Now after two rounds, Levin will be playing his fifth consecutive weekend since returning to the PGA Tour. It’s the first time since January through March of 2012 that Levin has made five consecutive cuts.
“I love playing tournament golf,” Levin said. “I love going out and playing golf. At first it was like, it might be nice to have a little time off, but then after a couple weeks on the couch, after like a month, I was like, damn, this is going to be a long time to sit here with my hand wrapped up.”
One thing Levin has learned, potentially during that time off, is how to be patient and not so anxious on the golf course.
That knowledge came in handy on Friday when Levin started 3 over on the first three holes and moved outside the cut line. But he’d eventually fight back to fire a 1-under 69 to get to 2 under for the tournament.

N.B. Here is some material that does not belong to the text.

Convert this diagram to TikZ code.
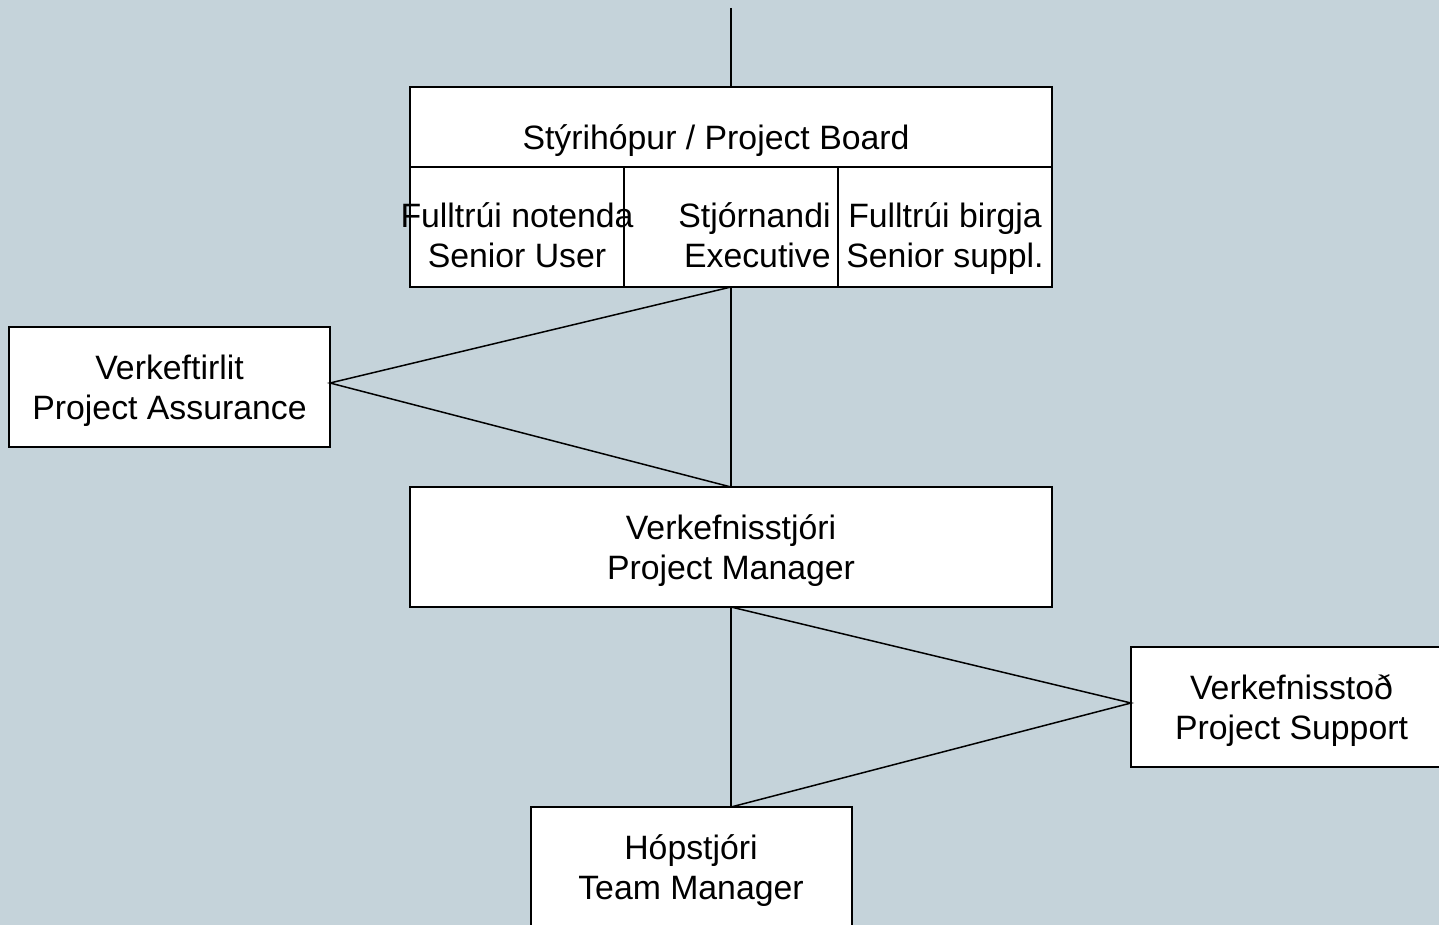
\documentclass[tikz,border=0pt]{standalone}
\usepackage{fontspec}
\setmainfont{Liberation Sans}
\usetikzlibrary{positioning,calc}
\definecolor{slatebg}{RGB}{197,211,218}

\begin{document}
\begin{tikzpicture}[x=0.5pt,y=-0.5pt,font=\fontsize{16.9}{20}\selectfont,
  role node/.style={rectangle,draw,fill=white,line width=1pt,inner sep=0pt,outer sep=0pt,align=center,text height=32pt,text depth=0pt,minimum width=160.5pt,minimum height=60pt},
  wide node/.style={role node,minimum width=321pt},
  cell text/.style={inner sep=0pt,align=center,text height=32pt,text depth=0pt},
  link/.style={line width=0.75pt}]

  \fill[slatebg] (0,0) rectangle (1439,925);
  \useasboundingbox (0,0) rectangle (1439,925);

  % board with its three cells
  \node[wide node,minimum height=100pt] (board) at (731,187) {};
  \node[inner sep=0pt] (title) at (716,141) {Stýrihópur / Project Board};
  \draw[link] ($(board.west)+(0,-20)$) -- ($(board.east)+(0,-20)$);
  \draw[link] ($(board.south)+(-107,0)$) -- ++(0,-120);
  \draw[link] ($(board.south)+(107,0)$) -- ++(0,-120);
  \node[cell text] (user) at (517,235) {Fulltrúi notenda\\Senior User};
  \node[cell text,align=right,anchor=east] (exec) at (831,235) {Stjórnandi\\Executive};
  \node[cell text] (supplier) at (945,235) {Fulltrúi birgja\\Senior suppl.};

  \node[role node] (assurance) at (169.5,387) {Verkeftirlit\\Project Assurance};
  \node[wide node] (manager) at (731,547) {Verkefnisstjóri\\Project Manager};
  \node[role node] (support) at (1291.5,707) {Verkefnisstoð\\Project Support};
  \node[role node] (team) at (691,867) {Hópstjóri\\Team Manager};

  \coordinate (top) at (731,8);

  \draw[link] (top) -- (board.north);
  \draw[link] (board.south) -- (manager.north);
  \draw[link] (board.south) -- ($(assurance.east)+(0,-4)$) -- (manager.north);
  \draw[link] (manager.south) -- ($(team.north)+(40,0)$);
  \draw[link] (manager.south) -- ($(support.west)+(0,-4)$) -- ($(team.north)+(40,0)$);
\end{tikzpicture}
\end{document}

“It’s not the end of the world, so to speak, now,” Levin said of making the cut. “Hopefully I can keep the attitude if I’m in contention, because times I’ve been in contention I’ve kind of shot myself in the foot because I want to say I’ve maybe tried too hard.”
• • •
4. SCRAMBLING INTO POSITION: Boo Weekley hit it fine at the Plantation Course at Kapalua last week, unfortunately he didn’t putt very well, never breaking 70 and finished 26th in a 30-player field.
What a difference a week makes.
Weekley still isn’t putting extremely well — even though he has made a couple of long ones — but unlike last week when Weekley was hitting the ball well, he isn’t this week and yet he is at 6 under through two rounds and just four shots off the lead.
“I know my golf game is not where it should be because I ain’t put any time in on it yet,” Weekley said. “I’ve been home hunting and fishing, doing my thing what I want to do, and you ain’t going to be able to come right out of the gate saying I’m hitting this solid, I’m hitting this.”
For Weekley, a feel player, venues like Colonial, Hilton Head and Waialae are places he can shine, even without his “A” game.
“I’m missing in the right spots right now, thank goodness,” Weekley said. “I’m missing it where I can get it up‑and‑down or I’m missing it in the bunkers where I’m drawing the good lies out of the rough, and I’m in the bunker but I’m not against the lips.”
• • •
5. SHORT SHOTS: James Hahn holed out from 193 yards to make an albatross at the 497-yard, par-5 ninth. It was the first albatross at the Sony since Terry Mauney did the honors at at that same hole in Round 2 of the 1978 tournament. . . . Tim Clark ran off a nice little stretch – a birdie at 17, an eagle at 18, a birdie at No. 3 – but by then a sore elbow had caused him plenty of heartache. When Clark bogeyed the par-4 fourth to go to 3 over for the tournament, he had had enough and he withdrew. . . . 79 players made the cut at 1 under. . . . Amateurs William Liu (+6), Tianlang Guan (+8) and Jared Sawada (+10) all missed the cut. . . . Russell Knox was comfortably under the cut line at 2 under, playing the ninth hole, his last. After a drive into the right hazard, Knox struggled to get to the green and after a two-putt made a double-bogey 7 on the easiest hole of the round.